I've long wanted to write about David Downing. I like the 2nd World War period in history, and as such he's a natural fit for my reading tastes; more substantively he's one of the very few authors set in the period who can legitimately hold a candle to Alan Furst.
They're both fantastic, immersive writers, yet somehow from a reader's perspective properly locating Downing alongside Furst isn't an entirely easy process, and I make no claim to have having done so here.
With Downing the city of Berlin is at the core of the writing, like Paris is in Furst, but here Berlin is so central to the story that the city almost becomes a character, and because time moves in the city, it never becomes stale. The Adlon in Downing evolves, in contrast to the way that Furst's Paris with its Brasserie Heininger seems almost stuck in entropy.
I have strong feelings about Furst at his best. "Dark Star" is a real contender for my Desert Island Book, and Downing's "Station" series in general, but "Stettin Station" in particular, remind me of this. The characters are trapped, closed in by a world evolving against them, and betrayed by plans that should have worked.
"Stettin Station" feels like an ending. By the time of its setting in 1941 the world could really be seen as closing in, and as such it's fitting that the most time I've spent thinking about this book, since finishing it, has focused on the final third or so of it.
There are many things abundantly worth writing about this book, and this series. Not least someone sometime should take the time to take about really how railways function as metaphor. The series emphatically works this, and in here they're more powerful than usual, a metaphor for war entering its darkest times - empty troop trains, passenger services, prisoner trains, and the cattle cars of the nascent holocaust all criss-crossing.
"Stettin Station" is a little different from previous works in series. Sure they all have had a serious tone, but here there isn't much of a happy ending. In fact it ends with an overpowering sense of menace that colours the rest of your day.
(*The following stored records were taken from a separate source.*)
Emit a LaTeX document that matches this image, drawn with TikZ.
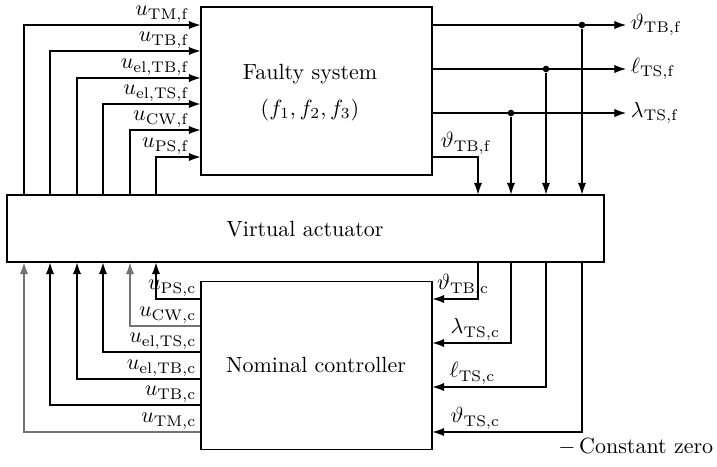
\documentclass[tikz,border=0pt]{standalone}
\usetikzlibrary{arrows.meta}
\definecolor{zerogray}{gray}{0.45}
\begin{document}
\begin{tikzpicture}[x=0.4547pt,y=-0.4547pt,
  box/.style={draw, line width=0.5pt, inner sep=0pt},
  sig/.style={line width=0.5pt, -{Latex[length=5.3pt,width=3.8pt]}},
  lbl/.style={inner sep=1pt, text=black},
  dot/.style={circle, fill, inner sep=0pt, minimum size=3pt}]
\useasboundingbox (0,0) rectangle (717,467);
% boxes
\node[box, minimum width={231*0.4547pt}, minimum height={168*0.4547pt}] (fs) at (316.5,91) {};
\node (fst) at (310,74) {Faulty system};
\node (fsf) at (310,110) {$(f_1, f_2, f_3)$};
\node[box, minimum width={597*0.4547pt}, minimum height={67*0.4547pt}] (va) at (305.5,228.5) {};
\node (vat) at (305,229) {Virtual actuator};
\node[box, minimum width={231*0.4547pt}, minimum height={168*0.4547pt}] (nc) at (316.5,365.5) {};
\node (nct) at (316,365) {Nominal controller};
% inputs to faulty system
\foreach \x/\y/\t in {24/25/{TM{,}f}, 50/51/{TB{,}f}, 77/78/{el{,}TB{,}f}, 103/104/{el{,}TS{,}f}, 130/130/{CW{,}f}, 156/157/{PS{,}f}}
  \draw[sig] (va.north -| \x,0) |- (fs.west |- 0,\y)
    node[pos=1, anchor=south east, lbl, xshift=-3.8pt] {$u_{\mathrm{\t}}$};
% controller outputs to virtual actuator
\foreach \x/\y/\t/\c in {156/299/{PS{,}c}/black, 130/326/{CW{,}c}/zerogray, 103/352/{el{,}TS{,}c}/black, 77/379/{el{,}TB{,}c}/black, 50/405/{TB{,}c}/black, 24/432/{TM{,}c}/zerogray}
  \draw[sig, color=\c] (nc.west |- 0,\y) -| (va.south -| \x,0)
    node[pos=0, anchor=south east, lbl, xshift=-0.6pt] {$u_{\mathrm{\t}}$};
% faulty system outputs
\node[dot] (d1) at (582,25) {};
\node[dot] (d2) at (546,69) {};
\node[dot] (d3) at (511,113) {};
\coordinate (y1) at (626,25);
\coordinate (y2) at (626,69);
\coordinate (y3) at (626,113);
\draw[sig] (fs.east |- d1) -- (y1) node[right, lbl, xshift=1pt] {$\vartheta_{\mathrm{TB{,}f}}$};
\draw[sig] (fs.east |- d2) -- (y2) node[right, lbl, xshift=1pt] {$\ell_{\mathrm{TS{,}f}}$};
\draw[sig] (fs.east |- d3) -- (y3) node[right, lbl, xshift=1pt] {$\lambda_{\mathrm{TS{,}f}}$};
\draw[sig] (d1) -- (va.north -| d1);
\draw[sig] (d2) -- (va.north -| d2);
\draw[sig] (d3) -- (va.north -| d3);
\draw[sig] (fs.east |- 0,157) -| (va.north -| 478,0)
  node[pos=0, anchor=south west, lbl, xshift=2.5pt] {$\vartheta_{\mathrm{TB{,}f}}$};
% virtual actuator to controller
\draw[sig] (va.south -| 478,0) |- (nc.east |- 0,299)
  node[pos=1, anchor=south west, lbl, xshift=0.8pt] {$\vartheta_{\mathrm{TB{,}c}}$};
\draw[sig] (va.south -| d3) |- (nc.east |- 0,343)
  node[pos=1, anchor=south west, lbl, xshift=7pt] {$\lambda_{\mathrm{TS{,}c}}$};
\draw[sig] (va.south -| d2) |- (nc.east |- 0,387)
  node[pos=1, anchor=south west, lbl, xshift=6.5pt] {$\ell_{\mathrm{TS{,}c}}$};
\draw[sig] (va.south -| d1) |- (nc.east |- 0,432)
  node[pos=1, anchor=south west, lbl, xshift=7pt] {$\vartheta_{\mathrm{TS{,}c}}$};
% legend
\node[anchor=west, inner sep=0pt] (lt) at (558,447) {$-$\,Constant zero};
\end{tikzpicture}
\end{document}
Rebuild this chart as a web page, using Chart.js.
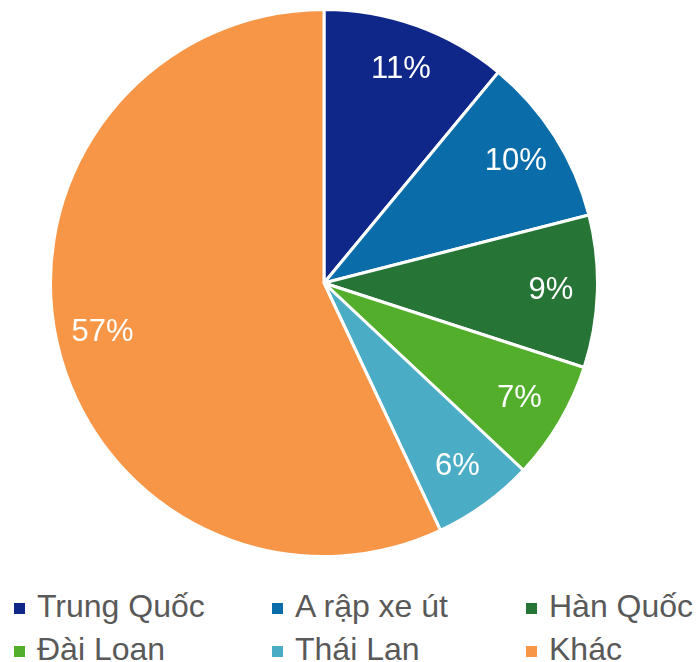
<!DOCTYPE html>
<html>
<head>
<meta charset="utf-8">
<script src="https://cdn.jsdelivr.net/npm/chart.js@4"></script>
<style>
  html, body { margin: 0; padding: 0; background: #fff; }
  body { width: 697px; height: 662px; position: relative; overflow: hidden; font-family: "Liberation Sans", Arial, sans-serif; }
  #pieWrap { position: absolute; left: 49px; top: 8px; width: 550px; height: 550px; }
  .lg-item { position: absolute; font-size: 32px; line-height: 32px; color: #595959; white-space: nowrap; }
  .lg-box { position: absolute; width: 11px; height: 11px; }
</style>
</head>
<body>
<div id="pieWrap"><canvas id="pieChart"></canvas></div>
<div id="legend"></div>
<script>
  const categories = ["Trung Quốc", "A rập xe út", "Hàn Quốc", "Đài Loan", "Thái Lan", "Khác"];
  const shares = [11, 10, 9, 7, 6, 57];
  const colors = ["#10278A", "#0A6CA8", "#267436", "#52AE2B", "#4BACC6", "#F79646"];

  // percent labels inside slices
  const sliceLabels = {
    id: "sliceLabels",
    afterDatasetsDraw(chart) {
      const ctx = chart.ctx;
      const total = shares.reduce((a, b) => a + b, 0);
      ctx.save();
      ctx.font = '31px "Liberation Sans", Arial, sans-serif';
      ctx.fillStyle = "#fff";
      ctx.textAlign = "center";
      ctx.textBaseline = "middle";
      chart.getDatasetMeta(0).data.forEach((arc, i) => {
        const p = arc.getProps(["x", "y", "startAngle", "endAngle", "outerRadius"], true);
        const mid = (p.startAngle + p.endAngle) / 2;
        const r = p.outerRadius * 0.83;
        ctx.fillText(Math.round(shares[i] / total * 100) + "%", p.x + Math.cos(mid) * r, p.y + Math.sin(mid) * r);
      });
      ctx.restore();
    }
  };

  new Chart(document.getElementById("pieChart"), {
    type: "pie",
    data: {
      labels: categories,
      datasets: [{ data: shares, backgroundColor: colors, borderColor: "#fff", borderWidth: 3 }]
    },
    options: {
      responsive: true,
      maintainAspectRatio: false,
      animation: false,
      layout: { padding: 0 },
      plugins: { legend: { display: false }, tooltip: { enabled: false } }
    },
    plugins: [sliceLabels]
  });

  // legend in a 3-column grid
  const colX = [14, 272, 526];
  const rowTop = [590, 633];
  const legend = document.getElementById("legend");
  categories.forEach((name, i) => {
    const x = colX[i % 3], y = rowTop[Math.floor(i / 3)];
    const box = document.createElement("div");
    box.className = "lg-box";
    box.style.left = x + "px";
    box.style.top = (y + 13) + "px";
    box.style.background = colors[i];
    legend.appendChild(box);
    const t = document.createElement("div");
    t.className = "lg-item";
    t.style.left = (x + 23) + "px";
    t.style.top = y + "px";
    t.textContent = name;
    legend.appendChild(t);
  });
</script>
</body>
</html>
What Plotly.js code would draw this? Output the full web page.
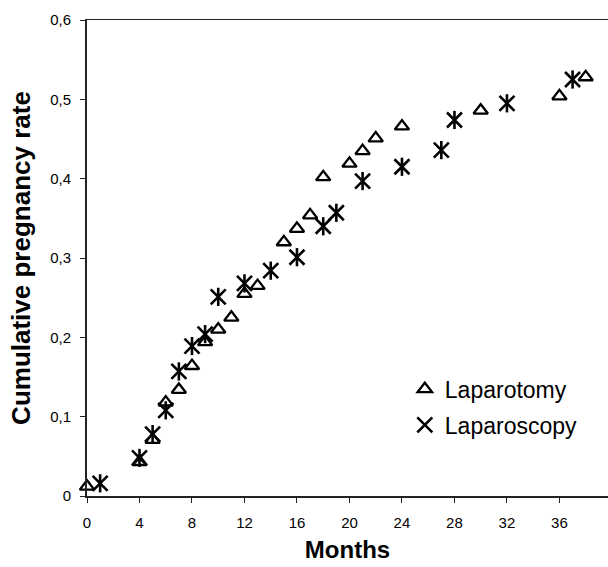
<!DOCTYPE html>
<html>
<head>
<meta charset="utf-8">
<script src="https://cdn.plot.ly/plotly-3.0.1.min.js"></script>
<style>html,body{margin:0;padding:0;background:#fff;}#chart{width:608px;height:567px;}</style>
</head>
<body>
<div id="chart"></div>
<script>
const monthsLaparotomy = [0, 4, 5, 6, 7, 8, 9, 10, 11, 12, 13, 15, 16, 17, 18, 20, 21, 22, 24, 30, 36, 38];
const rateLaparotomy = [0.012, 0.043, 0.071, 0.118, 0.134, 0.164, 0.194, 0.210, 0.225, 0.255, 0.265, 0.320, 0.337, 0.354, 0.402, 0.419, 0.435, 0.451, 0.466, 0.486, 0.504, 0.528];
const monthsLaparoscopy = [1, 4, 5, 6, 7, 8, 9, 10, 12, 14, 16, 18, 19, 21, 24, 27, 28, 32, 37];
const rateLaparoscopy = [0.016, 0.048, 0.078, 0.108, 0.157, 0.189, 0.204, 0.251, 0.268, 0.284, 0.301, 0.340, 0.357, 0.397, 0.415, 0.436, 0.474, 0.495, 0.525];
const xTicks = [0, 4, 8, 12, 16, 20, 24, 28, 32, 36];
const yTicks = [0, 0.1, 0.2, 0.3, 0.4, 0.5, 0.6];
const seriesNames = ['Laparotomy', 'Laparoscopy'];

const font = 'Liberation Sans, Arial, Helvetica, sans-serif';

const traces = [
  {
    x: monthsLaparotomy, y: rateLaparotomy, name: seriesNames[0],
    type: 'scatter', mode: 'markers', cliponaxis: false,
    legendgroup: 'a',
    marker: {symbol: 'triangle-up-open', size: 12.5, color: '#000', line: {color: '#000', width: 2.3}}
  },
  {
    x: monthsLaparoscopy, y: rateLaparoscopy, name: seriesNames[1],
    type: 'scatter', mode: 'markers', cliponaxis: false,
    legendgroup: 'b',
    marker: {symbol: 'x-thin-open', size: 15, color: '#000', line: {color: '#000', width: 2.6}}
  },
  {
    x: monthsLaparoscopy, y: rateLaparoscopy, name: seriesNames[1],
    type: 'scatter', mode: 'markers', cliponaxis: false,
    legendgroup: 'b', showlegend: false,
    marker: {symbol: 'line-ns-open', size: 13, color: '#000', line: {color: '#000', width: 2.6}}
  }
];

const layout = {
  width: 608, height: 567,
  margin: {l: 87, r: 0, t: 20, b: 71},
  paper_bgcolor: '#fff', plot_bgcolor: '#fff',
  separators: ',.',
  font: {family: font, color: '#000'},
  showlegend: true,
  legend: {
    x: 0.61, y: 0.27, xanchor: 'left', yanchor: 'top',
    font: {family: font, size: 23, color: '#000'},
    bgcolor: 'rgba(0,0,0,0)', traceorder: 'grouped', tracegroupgap: 3
  },
  xaxis: {
    range: [0, 39.7], tickvals: xTicks, ticktext: xTicks.map(String),
    showgrid: false, zeroline: false,
    showline: true, linecolor: '#222', linewidth: 1.5, mirror: true,
    ticks: 'outside', ticklen: 5, tickwidth: 1, tickcolor: '#222',
    ticklabelstandoff: 7,
    tickfont: {family: font, size: 15, color: '#000'},
    title: {text: '<b>Months</b>', font: {family: font, size: 24, color: '#000'}, standoff: 11}
  },
  yaxis: {
    range: [0, 0.6], tickvals: yTicks,
    ticktext: yTicks.map(v => v === 0 ? '0' : v.toFixed(1).replace('.', ',')),
    showgrid: false, zeroline: false,
    showline: true, linecolor: '#222', linewidth: 2,
    ticks: 'outside', ticklen: 5, tickwidth: 1, tickcolor: '#222',
    ticklabelstandoff: 6,
    tickfont: {family: font, size: 15, color: '#000'},
    title: {text: '<b>Cumulative pregnancy rate</b>', font: {family: font, size: 26, color: '#000'}, standoff: 12}
  }
};

Plotly.newPlot('chart', traces, layout, {displayModeBar: false, staticPlot: true});
</script>
</body>
</html>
This is fitting giving the subject matter, and is done in a way that leads you to read furtively at your desk, stretching the definition of your lunch hour, but nonetheless is profoundly affecting; James and Effi have done plenty to embed themselves in our consciousness over three books for us to care about them deeply.
The fourth volume in this series, "Potsdam Station" is due for release in July. I know this because a few hours after finishing "Stettin Station" I went straight to Amazon and searched for David Downing. There are mixed feelings involved here. On the upside I'm delighted there's more to be read about Downing's portrayal of Europe in darkness, yet there's almost a wistfulness that the utter ambiguity of the end of "Stettin Station" won't linger as a perpetual question in the mind of the reader. The Furst that paradoxically has stayed with me the most has been "The Polish Officer", where you're left fulfilled knowing the characters are safe, yet knowing the armageddon of the Warsaw Rising is yet to come. "Stettin Station" ends with this sort feeling, and while it's uncomfortable, it makes us better people for being uncomfortable.
It's a relief "Stettin Station" is not an ending, but this shouldn't divert from the central message of the book. December 1941 was an ending, as Churchill put it, it was the end of the beginning, but it was also an ending for too many lives, succumbing to the still incomprehensible crime of the 20th century.
I first read Downing in January 2009, and I still don't think I've done him justice in writing about him. Sure there are flaws, sure there are areas where he could at times fire on more cylinders, but to complain feels like carping. You don't have to have read the previous works, but it will help. If you like emotive fiction and have an interest in the middle part of the 20th century go and read this book.